To be fair, they are clean, non smelling, and dressed in nice clothes (except for the youth, who are dressed sometimes in dreadlocks and smelly rags).  Ladies do not wear jewelry (remember - thieves everywhere), but if they do, they wear metal rings (no bracelets), perhaps a thin gold (or gold like) necklace with a holy symbol.

Many do indeed look like they stepped out of a fashion magazine - that is to say, ridiculous to a normal person.

Physically women and especially men are short, slim (very few fat italians in north italy that I saw), and their diet explains it - the women, trying to keep in shape and be sexy, are on a diet of espresso coffee or two, a cornetto or two and a pack of cigarrettes per day.  The men eat a cornetto and drink an espresso and do not eat too much (speaking of northern italy here).

The laziness beggars description - you must see it to fully appreciate it.

The customer service is nonexistent - again, the mantra here is "our customer is a pest interrupting our cellulare texting time, our enemy".

Like in America, the youth are addicted to their smart phones.

On a train, or a bus, on a street, in a store - italians do not talk to each other.  They try very hard to not get into each other's way, not because they respect the other's privacy, but because they do not want the bother/trouble.

This leads me to another thing I noticed - they are bullies, shouting loudly and want to be offensive, but are basically cowards.

A glare from me was enough to silence any man in italy, a soft word was enough to shut them up.

There are no tall building in italy - none.  There is only one skyscraper in italy, in Milano, that I saw.  The tallest building I saw in Rome was 10 stories high.  I assume it is because the workmen who build them steal a percentage of the building materials, and building structures higher than that may result in yet another "leaning tower of Pisa".

You pay to enter the churches, but you also pay for everything else.  And so, in Pisa, you pay 15Euros to enter the tower (torre) itself, then 10 for entry to the museum, then 10 for something else... Ferbo.

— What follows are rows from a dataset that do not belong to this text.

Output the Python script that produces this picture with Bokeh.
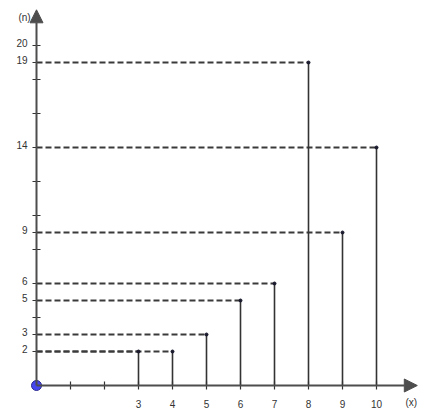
from bokeh.plotting import figure
from bokeh.models import Range1d, Arrow, NormalHead
from bokeh.core.properties import value
from bokeh.embed import file_html
from bokeh.resources import INLINE

# data
x_vals = [3, 4, 5, 6, 7, 8, 9, 10]
n_vals = [2, 2, 3, 5, 6, 19, 9, 14]
x_ticks = [1, 2, 3, 4, 5, 6, 7, 8, 9, 10]
x_tick_labels = [3, 4, 5, 6, 7, 8, 9, 10]
y_ticks = [2, 3, 4, 5, 6, 8, 9, 10, 12, 14, 16, 18, 19, 20]
y_tick_labels = [2, 3, 5, 6, 9, 14, 19, 20]
x_axis_end = 11.2
y_axis_end = 22.1

PX_X = 34.0
PX_Y = 17.0

p = figure(width=443, height=417,
           x_range=Range1d(-36 / PX_X, 407 / PX_X),
           y_range=Range1d(-32 / PX_Y, 385 / PX_Y),
           output_backend="svg", toolbar_location=None,
           min_border=0, min_border_left=0, min_border_right=0,
           min_border_top=0, min_border_bottom=0)
p.axis.visible = False
p.grid.visible = False
p.outline_line_color = None
p.background_fill_color = "white"

axis_col = "#4d4d4d"
line_col = "#333333"
font = value("Liberation Sans")

# dashed horizontal guides
p.segment(x0=[0] * len(x_vals), y0=n_vals, x1=x_vals, y1=n_vals,
          line_color="#3a3a3a", line_width=1.8, line_dash="6 3")
# vertical stems
p.segment(x0=x_vals, y0=[0] * len(x_vals), x1=x_vals, y1=n_vals,
          line_color=line_col, line_width=1.6)
p.scatter(x_vals, n_vals, size=3, color="#1a1a2e")

# axes with arrows
p.add_layout(Arrow(end=NormalHead(size=13, fill_color=axis_col, line_color=axis_col),
                   x_start=0, y_start=0, x_end=x_axis_end, y_end=0,
                   line_color=axis_col, line_width=2))
p.add_layout(Arrow(end=NormalHead(size=13, fill_color=axis_col, line_color=axis_col),
                   x_start=0, y_start=0, x_end=0, y_end=y_axis_end,
                   line_color=axis_col, line_width=2))

# tick marks
p.segment(x0=x_ticks, y0=[-4 / PX_Y] * len(x_ticks), x1=x_ticks, y1=[4 / PX_Y] * len(x_ticks),
          line_color=line_col, line_width=1.2)
p.segment(x0=[-4 / PX_X] * len(y_ticks), y0=y_ticks, x1=[4 / PX_X] * len(y_ticks), y1=y_ticks,
          line_color=line_col, line_width=1.2)

# tick labels
p.text(x=x_tick_labels, y=[0] * len(x_tick_labels), text=[str(v) for v in x_tick_labels],
       text_font=font, text_font_size="10px", text_color="#333333",
       text_align="center", text_baseline="middle", y_offset=18)
p.text(x=[0] * len(y_tick_labels), y=y_tick_labels, text=[str(v) for v in y_tick_labels],
       text_font=font, text_font_size="10px", text_color="#333333",
       text_align="right", text_baseline="middle", x_offset=-9, y_offset=-3)

# axis names
p.text(x=[x_axis_end], y=[0], text=["(x)"], text_font=font, text_font_size="10px",
       text_color="#333333", text_align="center", text_baseline="middle",
       x_offset=-6, y_offset=17)
p.text(x=[0], y=[y_axis_end], text=["(n)"], text_font=font, text_font_size="10px",
       text_color="#333333", text_align="center", text_baseline="middle",
       x_offset=-12, y_offset=8)

# origin point
p.scatter([0], [0], size=10, fill_color="#4646f0", line_color="#2a2a90", line_width=1)

open("out.html", "w").write(file_html(p, INLINE))
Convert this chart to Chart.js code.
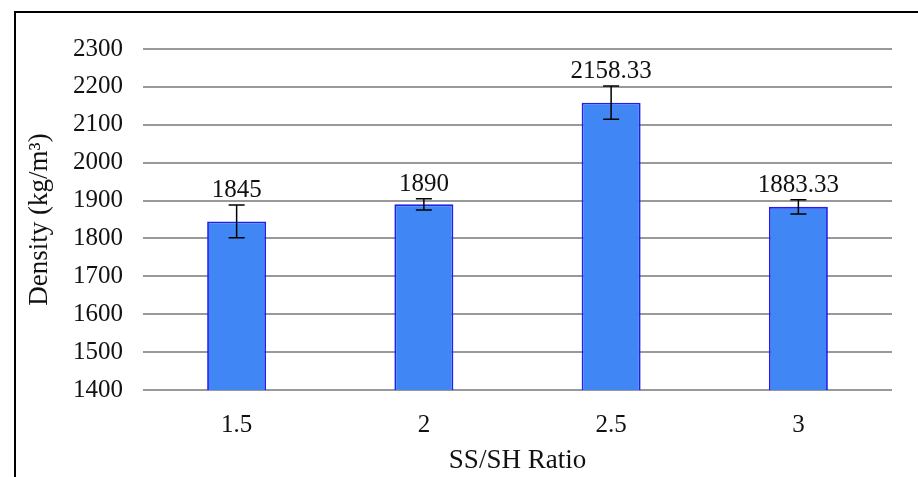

The museums are extremely small, and totally, completely, not worth it.  In Paris, I was extremely impressed by my visit to the Louvre, which for a fair price was a life chaging experience, and took all day to explore.  italian museums (if one can call it that) have a few art pieces each, and are scattered all over the country/each city.  Basically, they try to get as much money off of you as they can, with as little effort as possible (that is the "italian style").

We chatted up a pleasant young woman, a student, in a hostel, who reserved a room for the night for 30Euro.  Of course, after coming in, she was told that there were no rooms, but if she wanted to stay, well, the price was 40Euros (or 45, I have trouble remembering).

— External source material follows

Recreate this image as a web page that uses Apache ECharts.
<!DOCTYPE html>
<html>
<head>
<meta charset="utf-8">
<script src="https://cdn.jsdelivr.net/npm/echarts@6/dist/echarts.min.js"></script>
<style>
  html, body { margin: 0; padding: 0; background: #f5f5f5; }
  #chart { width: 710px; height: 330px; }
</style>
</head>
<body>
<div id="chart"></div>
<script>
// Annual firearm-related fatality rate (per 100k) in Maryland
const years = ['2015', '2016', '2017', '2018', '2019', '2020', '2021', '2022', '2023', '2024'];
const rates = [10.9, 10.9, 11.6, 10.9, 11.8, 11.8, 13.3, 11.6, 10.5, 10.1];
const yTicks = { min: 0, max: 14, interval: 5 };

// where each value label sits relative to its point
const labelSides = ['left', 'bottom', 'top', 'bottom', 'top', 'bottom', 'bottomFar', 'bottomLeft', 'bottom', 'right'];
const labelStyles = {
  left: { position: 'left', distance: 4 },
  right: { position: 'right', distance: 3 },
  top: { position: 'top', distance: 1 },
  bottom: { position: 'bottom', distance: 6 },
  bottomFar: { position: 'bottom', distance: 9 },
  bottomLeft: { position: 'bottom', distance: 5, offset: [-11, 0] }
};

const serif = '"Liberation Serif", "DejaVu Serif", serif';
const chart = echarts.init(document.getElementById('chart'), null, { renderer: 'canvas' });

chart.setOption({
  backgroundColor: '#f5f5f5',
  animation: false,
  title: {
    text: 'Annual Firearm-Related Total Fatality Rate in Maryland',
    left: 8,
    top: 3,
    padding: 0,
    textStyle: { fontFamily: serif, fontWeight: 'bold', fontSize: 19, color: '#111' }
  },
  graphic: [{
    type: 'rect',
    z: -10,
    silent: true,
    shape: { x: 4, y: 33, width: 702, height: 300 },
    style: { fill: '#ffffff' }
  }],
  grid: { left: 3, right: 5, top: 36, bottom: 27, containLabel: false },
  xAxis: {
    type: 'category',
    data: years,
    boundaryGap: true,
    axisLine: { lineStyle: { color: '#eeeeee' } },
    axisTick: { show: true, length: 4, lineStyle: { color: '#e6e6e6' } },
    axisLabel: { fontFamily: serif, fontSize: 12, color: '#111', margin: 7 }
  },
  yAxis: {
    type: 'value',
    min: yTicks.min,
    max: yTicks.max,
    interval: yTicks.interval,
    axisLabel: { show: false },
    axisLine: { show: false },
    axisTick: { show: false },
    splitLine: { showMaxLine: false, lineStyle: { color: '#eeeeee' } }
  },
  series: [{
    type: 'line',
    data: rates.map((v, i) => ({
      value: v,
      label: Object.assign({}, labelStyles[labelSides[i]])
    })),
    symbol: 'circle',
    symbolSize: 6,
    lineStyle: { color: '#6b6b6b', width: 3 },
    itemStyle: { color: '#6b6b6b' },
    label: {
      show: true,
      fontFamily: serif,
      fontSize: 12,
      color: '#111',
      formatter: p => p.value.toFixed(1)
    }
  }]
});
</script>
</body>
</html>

True "italian style" on display.

Italians run when hearing English, and loathe tourists, especially from America, and make it a point to tout how everything italian is better (EHHHHHH?  EHHHHHHH? EHHHHHHH?) while they wear clothes that have" USA" written on them.

In fact, all kids have backpacks that say "Eastman USA", wear American Nike sneakers (fun fact - went to a Foot Locker, asked for sneakers made from actual leather, they do not have them in italy... the prices for normal plastic shoes are from 80Euro to 130Euro, for a piece of shit pair that in America would run you about US$30-60...).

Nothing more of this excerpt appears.